One man's struggle for the ballot reveals the sacrifices of those who shaped the civil rights movement in the American South
On August 13, 1946, George Elmore arrived at his regular polling place in Columbia, South Carolina. He requested a ballot to vote in the Democratic Party primary but was turned away. While the general election would not occur until November, everyone in South Carolina understood that the results of the election would really be decided on that late summer afternoon. South Carolina was a one-party state, and the segregationist Democratic Party had endured as the uncontested rulers of state politics since the end of political Reconstruction in the late 1870s. No Black man or woman had cast a meaningful ballot in South Carolina in nearly as long. For Elmore and others in the state, the day had come to reclaim this most precious American right.
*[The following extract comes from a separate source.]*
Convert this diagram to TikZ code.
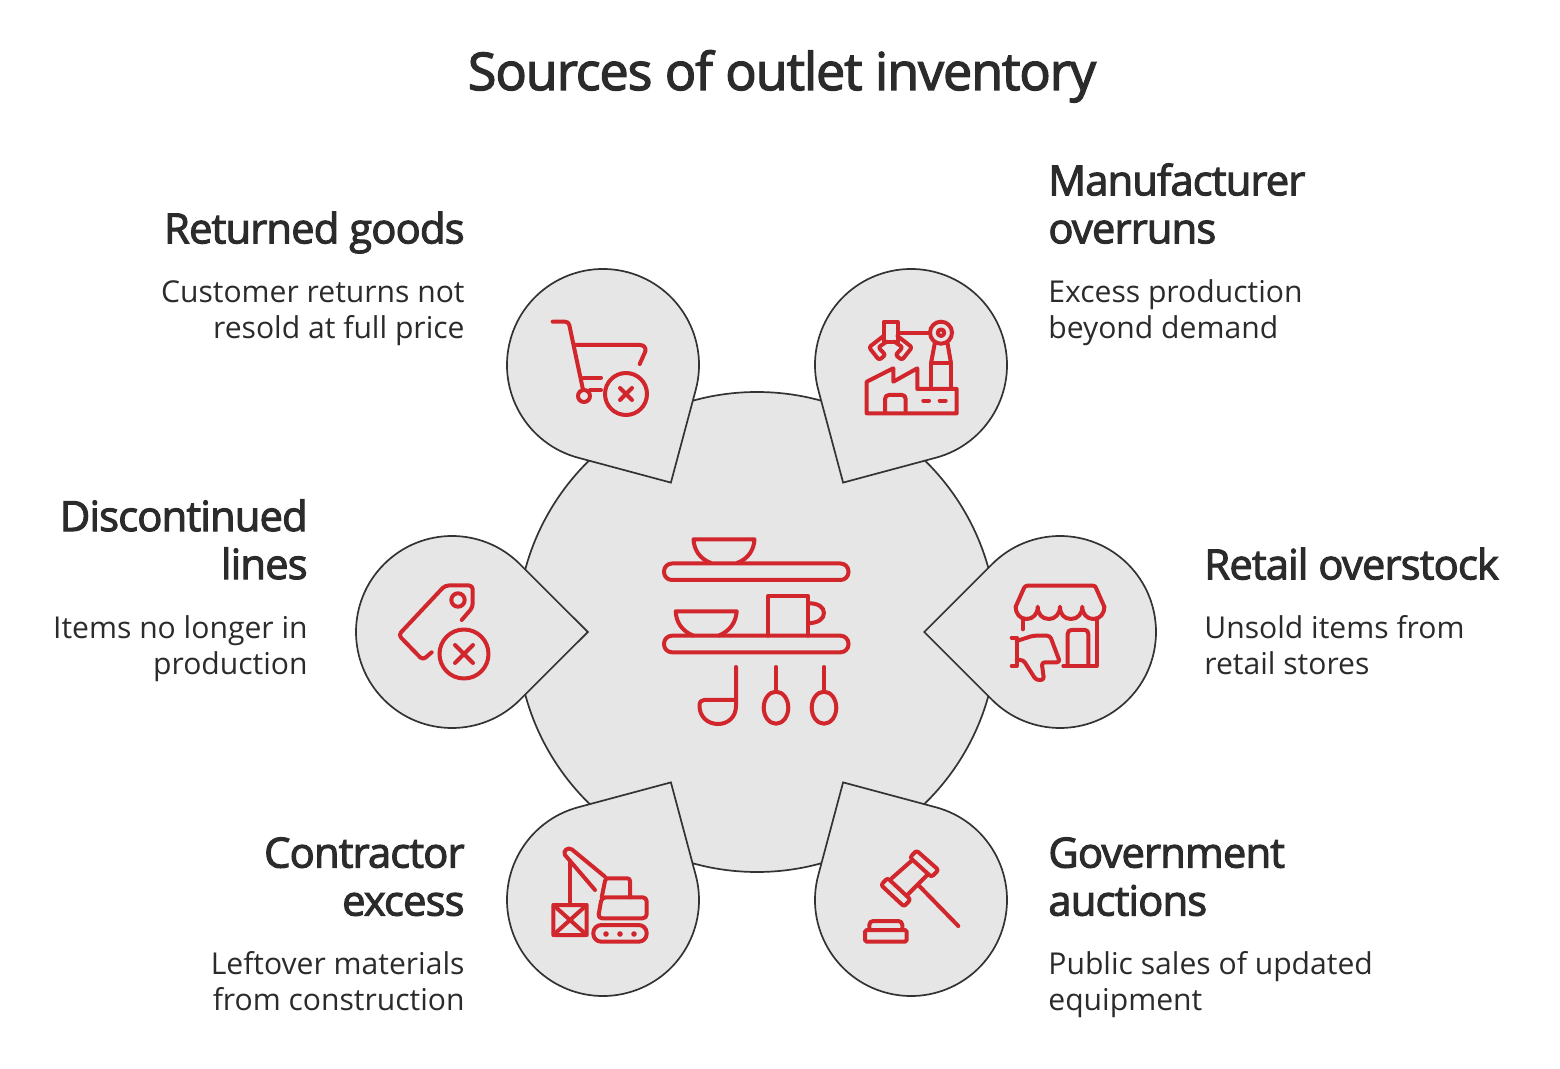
\documentclass[tikz,border=0pt]{standalone}
\usepackage{fontspec}
\setmainfont{Open Sans}
\newfontfamily\headfont[FakeBold=2.5,LetterSpace=-2]{Open Sans}
\definecolor{iconred}{HTML}{D0262C}
\definecolor{inkdark}{HTML}{2B2B2B}
\definecolor{petalfill}{HTML}{E6E6E6}
\definecolor{edge}{HTML}{333333}
\newcommand{\headstrut}{\rule{0pt}{20pt}}
\newcommand{\bodystrut}{\rule{0pt}{15pt}}
\tikzset{
  shapeedge/.style={draw=edge,fill=petalfill,line width=0.85pt,line join=miter},
  icon/.style={draw=iconred,line width=2pt,line cap=round,line join=round},
  icondot/.style={fill=iconred,draw=none},
  titletext/.style={font=\headfont\fontsize{26}{30}\selectfont,text=inkdark,inner sep=0pt},
  headL/.style={font=\headfont\fontsize{20.85}{24}\selectfont,text=inkdark,inner sep=0pt,align=right,anchor=north east,execute at begin node=\headstrut},
  headR/.style={font=\headfont\fontsize{20.85}{24}\selectfont,text=inkdark,inner sep=0pt,align=left,anchor=north west,execute at begin node=\headstrut},
  bodyL/.style={font=\fontsize{15.05}{18}\selectfont,text=inkdark,inner sep=0pt,align=right,anchor=north east,execute at begin node=\bodystrut},
  bodyR/.style={font=\fontsize{15.05}{18}\selectfont,text=inkdark,inner sep=0pt,align=left,anchor=north west,execute at begin node=\bodystrut},
}
\newcommand{\petal}[3]{% cx, cy, tip direction
  \draw[shapeedge] ($(#1,#2)+(#3:135.8)$) -- ($(#1,#2)+(#3+45:96)$) arc[start angle=#3+45,delta angle=270,radius=96] -- cycle;
}
\usetikzlibrary{calc}
\begin{document}
\begin{tikzpicture}[x=0.5pt,y=-0.5pt]
\useasboundingbox (0,0) rectangle (1560,1069);
\fill[white] (0,0) rectangle (1560,1069);
% hub and petals
\draw[shapeedge] (757,632) circle[radius=240];
\petal{603}{365}{60}
\petal{911}{365}{120}
\petal{452}{632}{0}
\petal{1060}{632}{180}
\petal{603}{900}{-60}
\petal{911}{900}{-120}
% title
\node[titletext,anchor=base] (title) at (782,90) {Sources of outlet inventory};
% texts
\node[headL] (h1) at (465,203) {Returned goods};
\node[bodyL] (b1) at (465,280) {Customer returns not\\resold at full price};
\node[headR] (h2) at (1048,163) {Manufacturer\\overruns};
\node[bodyR] (b2) at (1048,279) {Excess production\\beyond demand};
\node[headL] (h3) at (308,499) {Discontinued\\lines};
\node[bodyL] (b3) at (308,615) {Items no longer in\\production};
\node[headR] (h4) at (1204,539) {Retail overstock};
\node[bodyR] (b4) at (1204,615) {Unsold items from\\retail stores};
\node[headL] (h5) at (465,837) {Contractor\\excess};
\node[bodyL] (b5) at (465,951) {Leftover materials\\from construction};
\node[headR] (h6) at (1048,837) {Government\\auctions};
\node[bodyR] (b6) at (1048,951) {Public sales of updated\\equipment};
% centre icon
\draw[icon,rounded corners=4pt] (664,563.5) rectangle (848.5,580);
\draw[icon,rounded corners=4pt] (664,635.7) rectangle (848.5,652.3);
\draw[icon] (711,563) .. controls (700,559) and (694,550) .. (693.5,539.3) -- (754.5,539.3) .. controls (754,550) and (748,559) .. (737,563);
\draw[icon] (693,635.5) .. controls (682,631) and (676,622) .. (675.7,611.3) -- (736.7,611.3) .. controls (736,622) and (730,631) .. (719,635.5);
\draw[icon] (768,635.7) -- (768,596) -- (808,596) -- (808,635.7);
\draw[icon] (808,603.3) .. controls (818,603) and (824,607) .. (824,613) .. controls (824,619) and (818,623) .. (808,623.3);
\draw[icon] (736,667) -- (736,706) .. controls (736,717) and (728,724) .. (718,724) .. controls (707,724) and (699.5,716) .. (699.5,706) .. controls (699.5,702) and (701,700) .. (704,700) -- (736,700);
\draw[icon] (776,667) -- (776,691.7);
\draw[icon] (776,707.7) ellipse[x radius=12.3,y radius=16];
\draw[icon] (824,667) -- (824,691.7);
\draw[icon] (824,707.7) ellipse[x radius=12.3,y radius=16];
% cart
\draw[icon] (552.7,321.7) -- (565,321.7) .. controls (567.5,321.7) and (568.7,323) .. (569.3,325) -- (582.7,388.3);
\draw[icon] (575,345) -- (640,345) .. controls (644,345) and (646,348) .. (645.5,351) -- (639.7,364);
\draw[icon] (583.3,377.7) -- (601,377.7);
\draw[icon] (590,390) -- (601,390);
\draw[icon] (584,396) circle[radius=6];
\draw[icon] (626,394) circle[radius=21];
\draw[icon] (620,388) -- (632,400) (632,388) -- (620,400);
% factory
\draw[icon] (866.7,381.7) -- (893.3,368.3) -- (893.3,381.7) -- (917.3,368.3) -- (917.3,389) -- (956.7,389) -- (956.7,413.3) -- (866.7,413.3) -- cycle;
\draw[icon] (885,413) -- (885,399) .. controls (885,396.5) and (887,395) .. (889,395) -- (902,395) .. controls (904,395) and (905.7,396.5) .. (905.7,399) -- (905.7,413);
\draw[icon] (923.3,400.7) -- (929,400.7) (939.7,400.7) -- (945.7,400.7);
\draw[icon] (931,389) -- (931,363.3) -- (951,363.3) -- (951,389);
\draw[icon] (931,363.3) -- (935,342) (951,363.3) -- (947.3,342);
\draw[icon] (941,332.7) circle[radius=11];
\draw[icon] (941,332.7) circle[radius=3.3];
\draw[icon] (898,332.7) -- (930,332.7);
\draw[icon] (883.5,322) rectangle (897.5,341.7);
\draw[icon,rounded corners=1.2pt] (883.5,336) -- (869,347.3) -- (879,360) -- (885.5,355) -- (878.3,347.3) -- (886.7,341.7);
\draw[icon,rounded corners=1.2pt] (897.5,336) -- (912,347.3) -- (902,360) -- (895.5,355) -- (902.7,347.3) -- (894.3,341.7);
% tag
\draw[icon,rounded corners=1.8pt] (431.7,652.3) -- (422.7,660) -- (398.5,635) -- (445,585.5) -- (472.7,585.5) -- (472.7,607.3) -- (461.7,620);
\draw[icon] (458,600) circle[radius=6.7];
\draw[icon] (464,654) circle[radius=24.5];
\draw[icon] (455,645) -- (473,663) (473,645) -- (455,663);
% store
\draw[icon] (1015.7,606.7) -- (1024,588) .. controls (1024.7,586.5) and (1026,585.7) .. (1027.5,585.7) -- (1093,585.7) .. controls (1094.5,585.7) and (1095.5,586.5) .. (1096,588) -- (1104.3,606.7);
\draw[icon] (1015.7,606.7) .. controls (1015.7,614) and (1020,619) .. (1026.7,619) .. controls (1033,619) and (1037.7,614) .. (1037.7,606.7)
  .. controls (1037.7,614) and (1042,619) .. (1049,619) .. controls (1055,619) and (1060,614) .. (1060,606.7)
  .. controls (1060,614) and (1064,619) .. (1071,619) .. controls (1077.5,619) and (1082.3,614) .. (1082.3,606.7)
  .. controls (1082.3,614) and (1087,619) .. (1093.3,619) .. controls (1100,619) and (1104.3,614) .. (1104.3,606.7);
\draw[icon] (1022.7,618.3) -- (1022.7,629.3);
\draw[icon] (1096.7,618.3) -- (1096.7,666) -- (1063.3,666);
\draw[icon] (1067.7,666) -- (1067.7,634) .. controls (1067.7,631.5) and (1069,630) .. (1071.5,630) -- (1085,630) .. controls (1087,630) and (1088.3,631.5) .. (1088.3,634) -- (1088.3,666);
\draw[icon] (1011.7,637.7) -- (1016.7,637.7) -- (1016.7,666) -- (1011.7,666);
\draw[icon,rounded corners=1.5pt] (1016.7,641) -- (1033,635.7) -- (1050,635.7) -- (1060,662.3) -- (1041.7,662.3) -- (1044,680) -- (1036,680) -- (1023.3,660) -- (1016.7,660);
% crane
\draw[icon] (570,860.7) -- (570,905);
\draw[icon] (605,876.7) -- (572,849.5) .. controls (568,846.5) and (562.5,851) .. (565,855) -- (595,890);
\draw[icon] (601.7,897.3) -- (605,881) .. controls (605.5,879) and (606.5,878.3) .. (608,878.3) -- (627,878.3) .. controls (629,878.3) and (630,879.3) .. (630,881) -- (630,897.3);
\draw[icon,rounded corners=2pt] (601.7,897.3) -- (646.7,897.3) -- (646.7,918.3) -- (598,918.3) -- cycle;
\draw[icon,rounded corners=4pt] (593.3,925) rectangle (646.7,941.7);
\fill[icondot] (606,934) circle[radius=2.8] (620,934) circle[radius=2.8] (634,934) circle[radius=2.8];
\draw[icon,rounded corners=0.8pt] (553.3,905) rectangle (586.7,935);
\draw[icon] (553.3,905) -- (586.7,935) (586.7,905) -- (553.3,935);
% gavel
\draw[icon,rounded corners=1.2pt] (916.5,850.5) -- (938.5,870) -- (931.5,877) -- (910,857.5) -- cycle;
\draw[icon,rounded corners=1.2pt] (887.5,878) -- (910.5,899.5) -- (904,906.5) -- (881,885) -- cycle;
\draw[icon] (911.7,860.7) -- (891.7,878.3) (927.3,875) -- (907.3,895);
\draw[icon] (918.3,885) -- (958.3,926);
\draw[icon] (869.3,929) -- (869.3,925) .. controls (869.3,922.5) and (871,921) .. (873.3,921) -- (898.3,921) .. controls (900.5,921) and (902.3,922.5) .. (902.3,925) -- (902.3,929);
\draw[icon,rounded corners=0.8pt] (865,930) rectangle (906.7,941.7);
\end{tikzpicture}
\end{document}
Carolyn Click's The Cost of the Vote centers on Elmore and the activists and lawyers who successfully challenged the all-white primary in South Carolina. Although Elmore's court challenge would prove successful, he paid a steep personal price. He died a decade after the case, ruined financially, and his family was scattered because of the hostility provoked by his activism. The political rewards for Black voters also remained long in coming, and Elmore would not survive to see the full flowering of the 1960s voting rights movement.
The Cost of the Vote is the story of a man who believed, with uncommon boldness, that he and other Black Americans were guaranteed the right to vote.